Granted, I do have a quibble with one armpit blow – even delivered with a bare hand, that thrust is legendarily fatal (as witness the story of Creugas and Damoxenas). Likewise, when an arrow is shot through a cloak in the first few pages, I have my doubts that it’s going to pierce the cloak, then pick the cloak-wearer up and slam her head into a tree: it’s just going to pass right through the cloak, assuming the fabric is light enough and the bow heavy enough for the shaft to penetrate, with probably just a little more ‘plucking’ effect on the fabric than a bullet would deliver in the same spot.
But those are pretty minor issues. More critical problems with the story itself include several characters who do not seem remotely medieval in their outlook, the wisdom of a leader who decides to send a bloodthirsty ‘shroom-head psychotic along on a mission requiring deepest secrecy, moments of dramatic suspense at the expense of clarity, and crucial parts of certain fights that are simply not told.

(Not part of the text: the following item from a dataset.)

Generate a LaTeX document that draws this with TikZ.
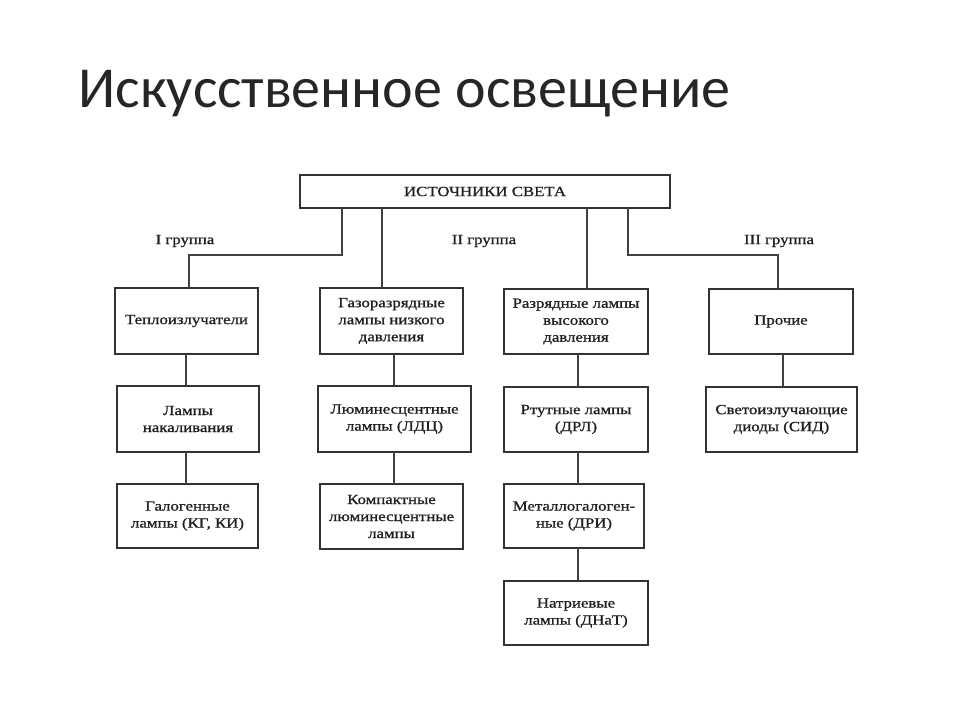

The cover copy tells us of “unforgettable characters”, but the closest thing to that is the person of Gansukh, a fish out of water in the Khan’s city. And even his story is not precisely original. There is not, in fact, a whole lot that is very original here. We’ve got one lovely stroke – the assassination mission – woven in with some convoluted sub-plots, some pretty standard tropes of historical fantasy, and a bit of rather forced suspense.
The central premise is grand, but a trait I have observed in other Stephenson novels surfaces here as well: he seems to write about his story more than he actually writes the tale itself. He doesn’t show us; he tells us. If you like his other work, however, this won’t bother you here either. I have not read much of Bear’s work – and none of it recently – so his touch is one I can’t distinguish here; and the other gentlemen’s names are as yet unfamiliar to me. But there is a definite sense of more than one creative mind at work here. Indeed, there are so many plot threads being spun that the authors are going to have to be careful not to trip on any of them.

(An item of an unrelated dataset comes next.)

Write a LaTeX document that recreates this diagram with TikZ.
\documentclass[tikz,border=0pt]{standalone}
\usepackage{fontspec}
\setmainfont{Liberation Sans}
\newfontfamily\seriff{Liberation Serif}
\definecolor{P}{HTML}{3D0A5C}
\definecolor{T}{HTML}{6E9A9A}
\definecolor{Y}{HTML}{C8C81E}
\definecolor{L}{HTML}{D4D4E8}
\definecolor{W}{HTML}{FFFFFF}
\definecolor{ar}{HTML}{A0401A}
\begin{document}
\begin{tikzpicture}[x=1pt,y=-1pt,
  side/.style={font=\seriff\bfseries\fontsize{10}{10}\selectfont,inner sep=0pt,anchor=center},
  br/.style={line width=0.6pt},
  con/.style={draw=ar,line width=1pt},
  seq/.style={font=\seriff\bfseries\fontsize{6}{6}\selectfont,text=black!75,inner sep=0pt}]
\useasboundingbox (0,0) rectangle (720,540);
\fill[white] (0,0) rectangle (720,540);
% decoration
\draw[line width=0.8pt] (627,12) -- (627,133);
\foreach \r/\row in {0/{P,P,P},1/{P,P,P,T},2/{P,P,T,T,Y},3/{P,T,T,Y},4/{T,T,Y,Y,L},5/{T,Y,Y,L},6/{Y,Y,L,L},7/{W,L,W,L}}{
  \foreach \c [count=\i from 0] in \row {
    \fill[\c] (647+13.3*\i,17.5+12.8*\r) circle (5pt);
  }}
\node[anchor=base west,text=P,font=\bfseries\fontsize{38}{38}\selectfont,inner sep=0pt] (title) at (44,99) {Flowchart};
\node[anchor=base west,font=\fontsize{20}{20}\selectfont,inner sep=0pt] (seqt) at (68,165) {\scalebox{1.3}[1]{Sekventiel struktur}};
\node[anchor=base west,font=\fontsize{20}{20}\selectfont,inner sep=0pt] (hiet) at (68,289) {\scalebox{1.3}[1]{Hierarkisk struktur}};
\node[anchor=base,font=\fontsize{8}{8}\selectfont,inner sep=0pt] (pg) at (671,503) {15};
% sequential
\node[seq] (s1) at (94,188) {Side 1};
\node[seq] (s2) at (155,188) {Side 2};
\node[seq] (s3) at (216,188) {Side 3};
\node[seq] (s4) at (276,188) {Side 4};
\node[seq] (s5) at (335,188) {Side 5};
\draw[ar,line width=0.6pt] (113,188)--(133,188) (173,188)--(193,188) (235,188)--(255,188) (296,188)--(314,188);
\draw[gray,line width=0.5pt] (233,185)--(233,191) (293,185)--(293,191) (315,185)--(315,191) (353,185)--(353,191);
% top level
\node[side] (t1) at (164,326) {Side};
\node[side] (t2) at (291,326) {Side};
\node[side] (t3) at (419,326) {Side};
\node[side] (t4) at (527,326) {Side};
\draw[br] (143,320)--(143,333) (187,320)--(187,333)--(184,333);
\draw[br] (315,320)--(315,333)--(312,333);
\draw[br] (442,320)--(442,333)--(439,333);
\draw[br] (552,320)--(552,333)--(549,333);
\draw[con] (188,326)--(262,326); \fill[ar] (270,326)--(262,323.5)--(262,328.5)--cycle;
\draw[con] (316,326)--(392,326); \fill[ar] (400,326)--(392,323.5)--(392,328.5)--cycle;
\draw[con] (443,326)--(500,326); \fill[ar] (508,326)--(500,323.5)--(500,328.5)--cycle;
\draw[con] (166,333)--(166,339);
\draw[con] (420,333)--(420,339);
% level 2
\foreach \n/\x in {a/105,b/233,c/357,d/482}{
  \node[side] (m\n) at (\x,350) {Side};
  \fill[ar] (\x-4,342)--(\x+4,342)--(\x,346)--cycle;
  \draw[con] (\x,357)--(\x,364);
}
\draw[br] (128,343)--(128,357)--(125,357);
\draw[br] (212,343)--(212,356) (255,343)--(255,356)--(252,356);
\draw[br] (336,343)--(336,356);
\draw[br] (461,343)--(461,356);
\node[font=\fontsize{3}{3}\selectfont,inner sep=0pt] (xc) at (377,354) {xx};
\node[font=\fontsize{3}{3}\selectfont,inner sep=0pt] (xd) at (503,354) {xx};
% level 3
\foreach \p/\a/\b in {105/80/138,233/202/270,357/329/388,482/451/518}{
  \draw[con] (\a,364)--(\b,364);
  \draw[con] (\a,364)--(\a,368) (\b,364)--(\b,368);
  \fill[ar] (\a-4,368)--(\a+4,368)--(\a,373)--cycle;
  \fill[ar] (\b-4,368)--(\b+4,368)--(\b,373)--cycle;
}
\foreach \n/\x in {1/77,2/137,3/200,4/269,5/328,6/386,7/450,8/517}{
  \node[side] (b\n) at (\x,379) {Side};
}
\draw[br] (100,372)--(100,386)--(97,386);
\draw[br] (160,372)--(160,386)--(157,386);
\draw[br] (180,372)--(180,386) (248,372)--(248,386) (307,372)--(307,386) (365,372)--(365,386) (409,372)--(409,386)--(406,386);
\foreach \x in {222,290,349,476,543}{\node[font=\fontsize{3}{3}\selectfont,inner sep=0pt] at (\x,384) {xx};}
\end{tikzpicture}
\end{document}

There are homages left and right – most conspicuously a tip of the sallet helm to Akira Kurosawa’s “Yojimbo” character, assuming names based on whatever happens to be in sight when he’s asked. And his presence does give the authors the opportunity to write a fight between greatsword and naginata, which is one of the book’s high points.
Don’t get me wrong. I’m looking forward to The Mongoliad: Book Two, if only to see how the promised transition to Victorian England and the life of Sir Richard Francis Burton is going to be handled. This isn’t a bad book at all. But it doesn’t even begin to live up to the back cover hype. Reading more like a demented cross between Robert Shea, Robert Anton Wilson and S.M. Stirling than “a dangerous quest where willpower and blades are tested and the scope of worldbuilding is redefined”, The Mongoliad: Book One is best regarded as a light, bloody entertainment for a summer afternoon. My biggest problem with the book is that between the cover copy and the press release, I was set up for something far more authentic and far more original.
Bear that in mind going in: I predict that if you lower your expectations a little, you’ll elevate your pleasure a lot.